То был 1988 год, а моему отцу было семьдесят шесть. После его смерти наша семья «отсидела шиву» – это такое традиционное семидневное поминовение, когда три раза в день молишься и не выходишь из дома. Всю свою жизнь я проболтал с ним у нас в гостиной, а теперь сидел в этой же гостиной, где отец остался лишь памятью, и я знал, что больше никогда с ним не поговорю. Благодаря проделанному человечеством интеллектуальному пути я знал, что его атомы все еще существуют, и так будет всегда, но понимал я и то, что, хоть атомы его и не умерли с ним вместе, они рассеются. Их соединение в одно существо, которое я знал как моего отца, распалось и более никогда не случится, если не считать тени в моем сознании и в сознании других, кто его любил. И я знал, что через несколько десятков лет то же случится и со мной.

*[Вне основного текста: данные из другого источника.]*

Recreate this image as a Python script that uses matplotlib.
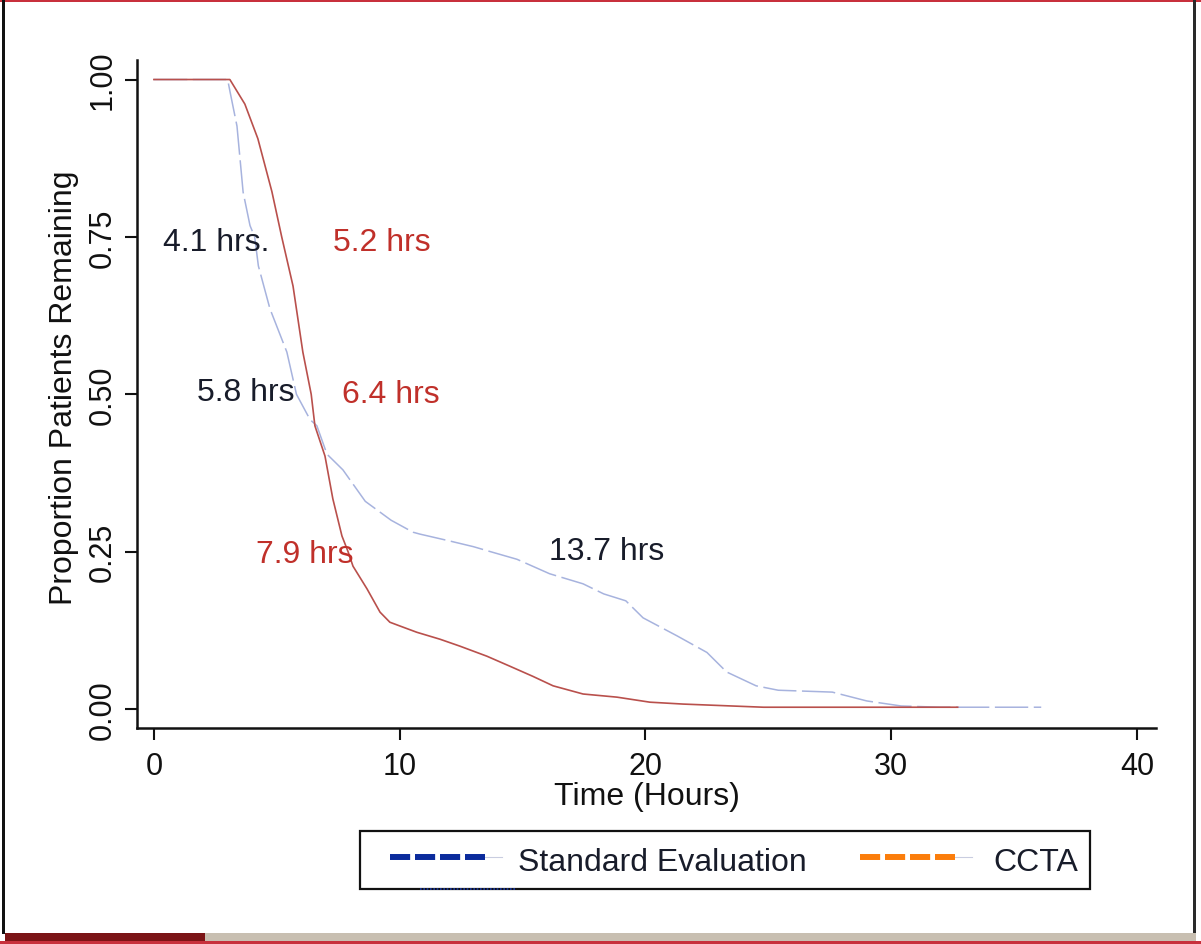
import matplotlib
matplotlib.use("Agg")
import matplotlib.pyplot as plt
from matplotlib.lines import Line2D
from matplotlib.patches import Rectangle

plt.rcParams["font.family"] = ["Liberation Sans", "DejaVu Sans"]
plt.rcParams["lines.scale_dashes"] = False

# Kaplan-Meier style curves: proportion of patients still in the department
std_hours = [0, 3.0, 3.1, 3.38, 3.63, 3.91, 4.1, 4.25, 4.72, 5.41, 5.8, 6.35,
             6.63, 7.04, 7.69, 8.6, 9.65, 10.54, 10.82, 12.04, 13.0, 13.7,
             14.77, 16.1, 17.46, 18.3, 19.2, 19.9, 21.3, 22.5, 23.3, 24.5,
             25.4, 27.6, 29.0, 30.4, 32.0, 36.1]
std_remaining = [1.0, 1.0, 0.98, 0.926, 0.821, 0.768, 0.75, 0.704, 0.636, 0.567,
                 0.50, 0.46, 0.45, 0.405, 0.38, 0.33, 0.30, 0.281, 0.278, 0.267,
                 0.258, 0.25, 0.238, 0.215, 0.199, 0.183, 0.172, 0.145, 0.116,
                 0.090, 0.059, 0.037, 0.030, 0.027, 0.013, 0.005, 0.003, 0.003]

ccta_hours = [0, 3.09, 3.70, 4.23, 4.80, 5.2, 5.66, 6.06, 6.4, 6.55, 6.96, 7.28,
              7.65, 7.9, 8.10, 8.67, 9.20, 9.60, 10.01, 10.70, 11.64, 12.45,
              13.55, 14.49, 15.42, 16.24, 17.46, 18.84, 20.18, 21.53, 24.8, 32.7]
ccta_remaining = [1.0, 1.0, 0.961, 0.906, 0.822, 0.75, 0.672, 0.567, 0.50, 0.45,
                  0.402, 0.334, 0.275, 0.25, 0.227, 0.191, 0.154, 0.138, 0.132,
                  0.122, 0.111, 0.100, 0.084, 0.068, 0.052, 0.037, 0.024, 0.019,
                  0.011, 0.008, 0.003, 0.003]

series_names = ["Standard Evaluation", "CCTA"]

# Quartile times (hours) at 75%, 50% and 25% remaining
quartile_levels = [0.75, 0.50, 0.25]
std_quartile_labels = ["4.1 hrs.", "5.8 hrs", "13.7 hrs"]
ccta_quartile_labels = ["5.2 hrs", "6.4 hrs", "7.9 hrs"]

x_ticks = [0, 10, 20, 30, 40]
y_ticks = [0.0, 0.25, 0.50, 0.75, 1.00]
y_tick_labels = ["0.00", "0.25", "0.50", "0.75", "1.00"]

W, H = 1201, 945
fig = plt.figure(figsize=(W / 100, H / 100), dpi=100)
fig.patch.set_facecolor("white")


def fx(px):
    return px / W


def fy(py):
    return 1 - py / H


ax = fig.add_axes([fx(136.7), fy(729), fx(1156) - fx(136.7), fy(61) - fy(729)])

RED = "#b9504c"
BLUE_LINE = "#a7b3de"
RED_TEXT = "#c0302a"
DARK_TEXT = "#181c2a"

ax.plot(std_hours, std_remaining, color=BLUE_LINE, lw=1.1, dashes=(24, 4),
        zorder=2)
ax.plot(ccta_hours, ccta_remaining, color=RED, lw=1.2, zorder=3)

ax.set_xlim(-0.70, 40.77)
ax.set_ylim(-0.030, 1.031)
ax.set_xticks(x_ticks)
ax.set_yticks(y_ticks)
ax.set_yticklabels(y_tick_labels)

for side in ("top", "right"):
    ax.spines[side].set_visible(False)
for side in ("left", "bottom"):
    ax.spines[side].set_linewidth(1.8)
    ax.spines[side].set_color("#111111")

ax.tick_params(axis="both", direction="out", length=8.5, width=1.5,
               colors="#111111", labelsize=22)
ax.tick_params(axis="x", pad=8)
ax.tick_params(axis="y", pad=5)
for lab in ax.get_yticklabels():
    lab.set_rotation(90)
    lab.set_va("center")

ax.set_xlabel("Time (Hours)", fontsize=23, color="#111111")
ax.xaxis.set_label_coords(0.5006, -0.079)
ax.set_ylabel("Proportion Patients Remaining", fontsize=23, color="#111111")
ax.yaxis.set_label_coords(-0.0566, 0.5105)

# Quartile annotations
std_label_x = [0.37, 1.75, 16.07]
ccta_label_x = [7.28, 7.65, 4.15]
std_label_y = [0.742, 0.504, 0.251]
ccta_label_y = [0.742, 0.50, 0.246]
for txt, x, y in zip(std_quartile_labels, std_label_x, std_label_y):
    ax.text(x, y, txt, fontsize=23, color=DARK_TEXT, ha="left", va="center")
for txt, x, y in zip(ccta_quartile_labels, ccta_label_x, ccta_label_y):
    ax.text(x, y, txt, fontsize=23, color=RED_TEXT, ha="left", va="center")

# Legend box drawn in figure pixel space
legend_box = Rectangle((fx(360), fy(890)), fx(1090) - fx(360), fy(832) - fy(890),
                       transform=fig.transFigure, facecolor="white",
                       edgecolor="#111111", lw=1.6, zorder=5)
fig.add_artist(legend_box)

legend_y = 858
key_colors = ["#0b2b9c", "#fb7d0b"]
key_starts = [390, 860]
text_starts = [518, 993]
for name, col, x0, tx in zip(series_names, key_colors, key_starts, text_starts):
    fig.add_artist(Line2D([fx(x0 + 92), fx(x0 + 112)], [fy(legend_y)] * 2,
                          transform=fig.transFigure, color="#c9cde0", lw=0.8,
                          zorder=6))
    fig.add_artist(Line2D([fx(x0), fx(x0 + 95)], [fy(legend_y)] * 2,
                          transform=fig.transFigure, color=col, lw=4.3,
                          dashes=(14.5, 3.5), solid_capstyle="butt",
                          dash_capstyle="butt", zorder=6))
    fig.text(fx(tx), fy(legend_y + 5), name, fontsize=23, color=DARK_TEXT,
             ha="left", va="center", zorder=6)

fig.add_artist(Line2D([fx(420), fx(515)], [fy(889.5)] * 2,
                      transform=fig.transFigure, color="#1b3aa8", lw=1.2,
                      dashes=(1.2, 1.2), zorder=7))

# Page frame
frame = [
    ((0, 0), W, 3, "#c8303c"),
    ((2, 0), 3, 935, "#111111"),
    ((1193, 0), 3, 935, "#2a2a2a"),
    ((5, 934), 200, 9, "#7b1416"),
    ((205, 934), 991, 9, "#c8bfb1"),
    ((0, 942), W, 3, "#c8303c"),
]
for (px, py), w, h, col in frame:
    fig.add_artist(Rectangle((fx(px), fy(py + h)), w / W, h / H,
                             transform=fig.transFigure, facecolor=col,
                             edgecolor="none", zorder=8))

fig.savefig("out.png", dpi=100, facecolor="white")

К моему удивлению я понял тогда, что постигнутое мной в попытках разобраться в физическом мире не сделало меня бесчувственным – оно придало мне сил. Помогло преодолеть муку расставания, почувствовать себя не таким одиноким, потому что я – часть чего-то куда более великого. Оно открыло мне глаза на потрясающую красоту нашего бытия, сколько бы ни было отпущено нам лет. Мой отец, несмотря на то, что он так и не получил возможности поступить даже в старшие классы, тоже премного почитал устройство физического мира и очень им интересовался. Я как-то раз сказал ему в одном из наших разговоров в гостиной, что однажды напишу про это. Наконец, много десятилетий спустя, – вот она, эта книга.
Мой отец, в тот вечер, когда он сделал предложение моей матери, Нью-Йорк, 1951 год
Есть одна старая загадка о монахе, который однажды на рассвете отправляется из своего монастыря в храм на вершине высокой горы[408]. Тропа на вершину одна, довольно узкая и извилистая, и монах идет неспешно, ибо витки тропы забираются вверх круто, но незадолго до заката добирается к храму. На следующее утро он спускается по тропе, вновь отправившись на рассвете, и к закату оказывается у себя в монастыре. Вопрос: есть ли место на тропе, которое монах пройдет в одно и то же время и на пути туда, и на пути обратно? Задачка не определить точное место, а лишь сказать, есть такое место или нет.
Эта загадка не из тех, что построены на уловке, или скрытой информации, или неожиданной интерпретации какого-нибудь слова. На тропе нет алтаря, у которого монах молится каждый полдень, вам не нужно ничего знать о скорости восхождения или спуска, никаких недостающих вводных, о которых вам придется догадаться, чтобы найти ответ. Она, эта загадка, и не из тех, в которых вам рассказывают, что А и Б сидели на трубе, А упало, Б пропало, а потом спрашивают, что осталось на трубе, и ответ – «и». Нет, здесь история без особых затей, и вы, вероятнее всего, с первого раза узнали все необходимое, чтобы найти ответ.
Подумайте чуточку, ибо ваш успех в отгадывании, как и ответы на многие вопросы, на которые пытались ответить ученые за многие века, может показать, насколько вы терпеливы и настойчивы. Еще важнее вот что: как знают все хорошие ученые, от этого будет зависеть ваша способность задавать правильные вопросы, шагнуть назад и смотреть на задачу под слегка другим углом. Стоит это проделать, и ответ дастся вам легко. Именно найти этот угол – вот что может быть непросто. Вот почему создание Ньютоновой физики, Периодической таблицы Менделеева и теории относительности Эйнштейна потребовало появления людей с могущественным интеллектом и оригинальностью мышления, но все же и то, и другое, и третье доступно пониманию – их может объяснить любой студент колледжа, изучающий физику и химию. И потому то, на чем вывихивает ум одно поколение, становится общим знанием для следующего, а ученым по силам взбираться все выше и выше.